The request: Pull out each line of the data that includes the word "matplotlib".

Stored data:
%%

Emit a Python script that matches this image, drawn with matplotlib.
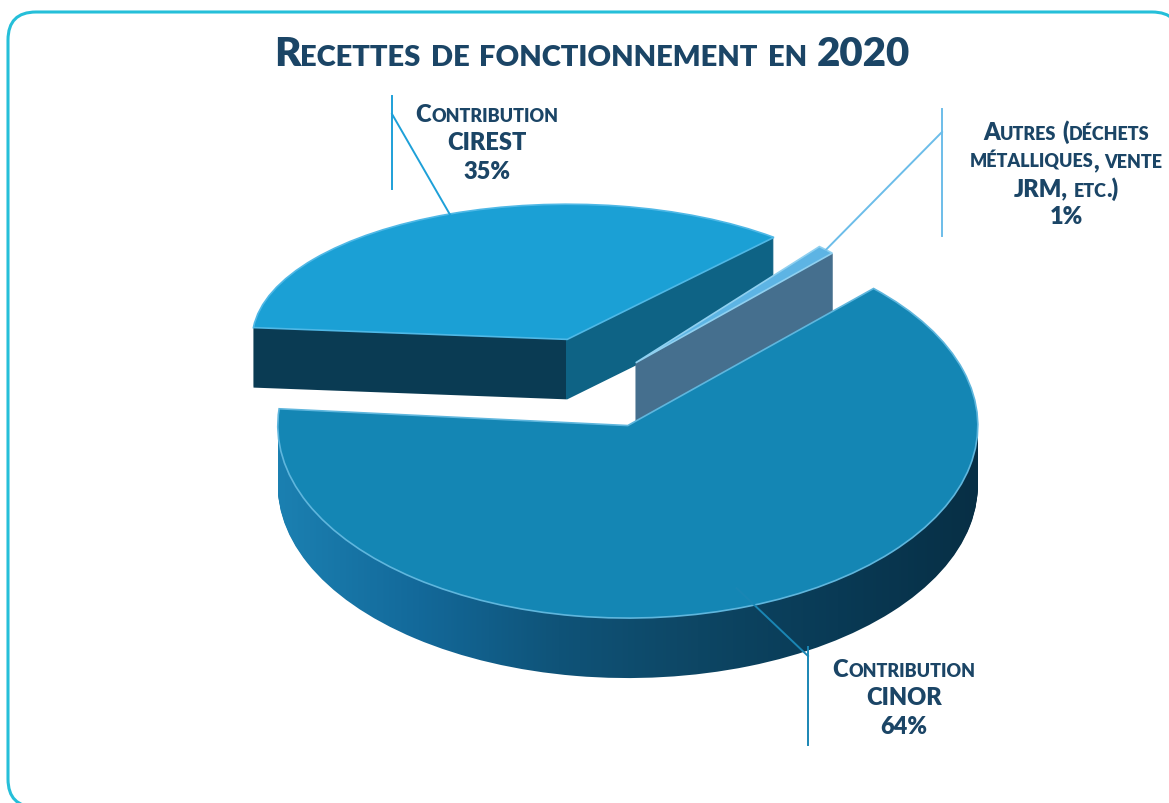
import numpy as np
import matplotlib.pyplot as plt
from matplotlib.colors import LinearSegmentedColormap, ListedColormap
from matplotlib.offsetbox import TextArea, HPacker, AnnotationBbox
from matplotlib.patches import PathPatch
from matplotlib.path import Path
from matplotlib.transforms import Affine2D, IdentityTransform

# data
values = [64, 1, 35]
slice_names = ['CINOR', 'Autres', 'CIREST']
label_lines = [
    ['Contribution', 'CINOR', '64%'],
    ['Autres (déchets', 'métalliques, vente', 'JRM, etc.)', '1%'],
    ['Contribution', 'CIREST', '35%'],
]
title = 'Recettes de fonctionnement en 2020'

# style
explode = [0.23, 0.15, 0.25]
radii = [1.0, 0.8, 0.9]       # back slices look smaller (perspective)
squash = [1.0, 1.0, 0.78]     # and flatter
top_colors = ['#1486b4', '#5db4e4', '#1ba0d5']
wall_colors = ['#0f5378', '#456f8e', '#0a3b53']
edge_colors = ['#5fb6dd', '#8fd0f0', '#4fb8e6']
line_colors = ['#1a86b4', '#6cbde9', '#1ea0d8']
slice_z = [5, 3, 1]
NAVY = '#1b4566'
FONT = 'Lato'

# wall shading
cinor_wall = LinearSegmentedColormap.from_list(
    'cinor_wall', ['#1b80b1', '#13699a', '#0f5378', '#0d4664', '#093a55', '#072f45'])
cirest_wall = ListedColormap(['#0a3b53', '#0e6385'])

W, H = 1169, 804
K = 0.55      # vertical squash of the disc
R = 350       # disc radius in px
DEPTH = 60    # thickness in px
YMAX = H / (K * R)


def px(x, y):
    # pixel position (from top-left) -> data coords
    return x / R, (H - y) / (K * R)


fig = plt.figure(figsize=(W / 100, H / 100), dpi=100)
ax = fig.add_axes([0, 0, 1, 1])

cx, cy = px(600, 385)
grad = np.linspace(0, 1, 256).reshape(1, -1)
top_wedges = None
for d in np.linspace(DEPTH, 0, DEPTH + 1):
    is_top = d == 0
    wedges, _ = ax.pie(values, explode=explode, startangle=175, radius=1,
                       center=(cx, cy - d / (K * R)), counterclock=True,
                       colors=top_colors if is_top else wall_colors)
    for i, w in enumerate(wedges):
        w.set_radius(radii[i])
        if squash[i] != 1.0:
            wx, wy = w.center
            w.set_transform(Affine2D().translate(-wx, -wy).scale(1, squash[i])
                            .translate(wx, wy) + ax.transData)
        if is_top:
            w.set_zorder(slice_z[i] + 0.5)
            w.set_edgecolor(edge_colors[i])
            w.set_linewidth(1.2)
            continue
        w.set_zorder(slice_z[i])
        w.set_edgecolor(wall_colors[i])
        w.set_linewidth(1.0)
        # shaded side walls: the wedge only serves as clip shape
        if slice_names[i] == 'CINOR':
            im = ax.imshow(grad, cmap=cinor_wall, aspect='auto', interpolation='bilinear',
                           extent=[w.center[0] - w.r, w.center[0] + w.r, 0, YMAX],
                           zorder=slice_z[i])
        elif slice_names[i] == 'CIREST':
            im = ax.imshow([[0, 1]], cmap=cirest_wall, aspect='auto', interpolation='nearest',
                           extent=[w.center[0] - 2, w.center[0] + 2, 0, YMAX],
                           zorder=slice_z[i])
        else:
            continue
        w.set_facecolor('none')
        w.set_edgecolor('none')
        im.set_clip_path(w)
    if is_top:
        top_wedges = wedges

ax.set_xlim(0, W / R)
ax.set_ylim(0, YMAX)
ax.set_aspect('auto')
ax.axis('off')


def small_caps(text, big, small, weight='heavy', color=NAVY):
    words = []
    for word in text.split(' '):
        runs = []
        cur, cur_small = '', None
        for ch in word:
            s = ch.islower()
            if cur and s != cur_small:
                runs.append((cur, cur_small))
                cur = ''
            cur += ch.upper() if s else ch
            cur_small = s
        if cur:
            runs.append((cur, cur_small))
        parts = [TextArea(t, textprops=dict(fontsize=small if s else big, fontweight=weight,
                                            color=color, family=FONT)) for t, s in runs]
        words.append(HPacker(children=parts, align='baseline', pad=0, sep=0))
    return HPacker(children=words, align='baseline', pad=0, sep=big * 0.25)


def put(box, x, y):
    ab = AnnotationBbox(box, px(x, y), xycoords='data', frameon=False,
                        box_alignment=(0.5, 0.5), pad=0)
    ab.set_zorder(10)
    ax.add_artist(ab)


# title
put(small_caps(title, 29, 21), 592, 55)

# labels
label_pos = [(904, [670, 698, 727]), (1066, [132, 161, 189, 217]), (487, [115, 143, 172])]
for lines, (lx, ys) in zip(label_lines, label_pos):
    for t, y in zip(lines, ys):
        put(small_caps(t, 17, 13), lx, y)

# leader lines: anchor on slice -> elbow, plus vertical bar
anchor_frac = [0.9, 1.0, 0.99]
elbows = [(808, 657), (942, 133), (392, 115)]
bars = [(808, 648, 746), (942, 110, 237), (392, 97, 190)]
for i, w in enumerate(top_wedges):
    a = np.deg2rad((w.theta1 + w.theta2) / 2)
    ax_x = w.center[0] + anchor_frac[i] * w.r * np.cos(a)
    ax_y = w.center[1] + anchor_frac[i] * w.r * np.sin(a) * squash[i]
    ex, ey = px(*elbows[i])
    ax.plot([ax_x, ex], [ax_y, ey], color=line_colors[i], lw=1.4, zorder=9)
    bx, y0, y1 = bars[i]
    b0, b1 = px(bx, y0), px(bx, y1)
    ax.plot([b0[0], b1[0]], [b0[1], b1[1]], color=line_colors[i], lw=1.4, zorder=9)

# rounded frame, open on the right and bottom (runs off the picture)
fx0, fy0, fx1, fy1, rr = 8, 13, 1180, 808, 28
frame_pts = [(fx1, fy0 + rr), (fx1, fy0), (fx1 - rr, fy0), (fx0 + rr, fy0), (fx0, fy0),
             (fx0, fy0 + rr), (fx0, fy1 - rr), (fx0, fy1), (fx0 + rr, fy1)]
codes = [Path.MOVETO, Path.CURVE3, Path.CURVE3, Path.LINETO, Path.CURVE3, Path.CURVE3,
         Path.LINETO, Path.CURVE3, Path.CURVE3]
frame = PathPatch(Path([(x, H - y) for x, y in frame_pts], codes),
                  transform=IdentityTransform(), facecolor='none',
                  edgecolor='#25bfd9', linewidth=2.2)
fig.add_artist(frame)

fig.savefig('out.png', dpi=100)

%%

Problem solution:
Emit a Python script that matches this image, drawn with matplotlib.
import matplotlib.pyplot as plt
from matplotlib.colors import LinearSegmentedColormap, ListedColormap
from matplotlib.offsetbox import TextArea, HPacker, AnnotationBbox
from matplotlib.patches import PathPatch
from matplotlib.path import Path
from matplotlib.transforms import Affine2D, IdentityTransform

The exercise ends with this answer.